= Robert Robson (horse trainer) =

British horse trainer (c. 1765–1838)

Robert Robson (c.1765–1838) was a horse trainer, known as the Emperor of Trainers who ran "the outstandingly successful stable of the first quarter of the 19th century."The leading racehorse trainer of his time, he raised their status from glorified groom to professional.

He was based initially at Lewes where he was private trainer to Sir Ferdinand Poole from 1793. In that year he won his first Derby with Waxy. He then spent rest of his career at Newmarket and trained six more Derby winners - Tyrant, Pope and Whalebone for the 3rd Duke of Grafton, Whisker for the 4th Duke of Grafton, Mr Payne's Azor and Mr Udney's Emilius.
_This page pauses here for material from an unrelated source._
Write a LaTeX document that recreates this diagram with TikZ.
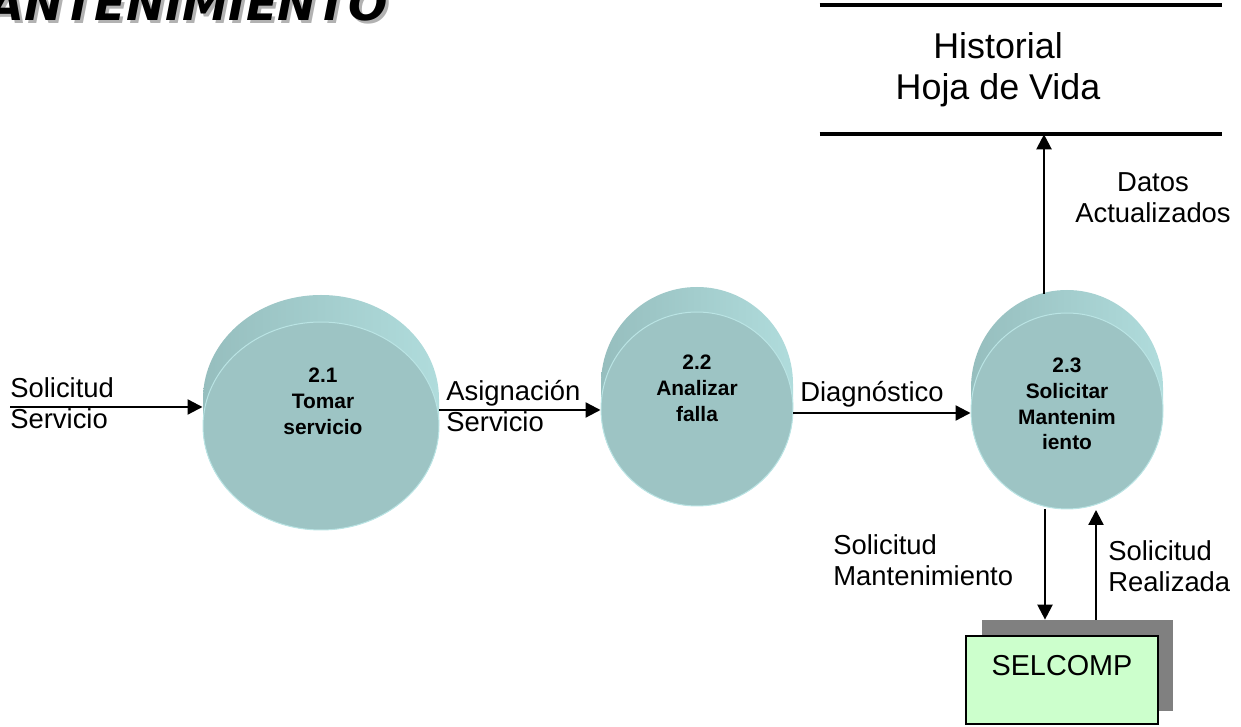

Accordingly, he jointly holds the record for training winners of The Derby. His horses won the race seven times; only two other trainers have achieved this. As for other successes, his horses won the 2,000 Guineas Stakes six times, the 1000 Guineas Stakes nine times between 1818 and 1827 and he saddled thirteen winners of The Oaks. To his contemporaries he was known as "the Emperor of Trainers" and his horses benefited from a gentler regime from that then practised by most stables.

He continued to live in Newmarket after his retirement in 1828, when, as a testimonial, members of the Jockey Club presented him with a piece of plate. He was said to be worth £60,000 at his death.

==Bibliography==
- Tanner, Michael (1992). "Great Jockeys of the Flat"
- Mortimer, Roger (1978). "Biographical Encyclopaedia of British Racing"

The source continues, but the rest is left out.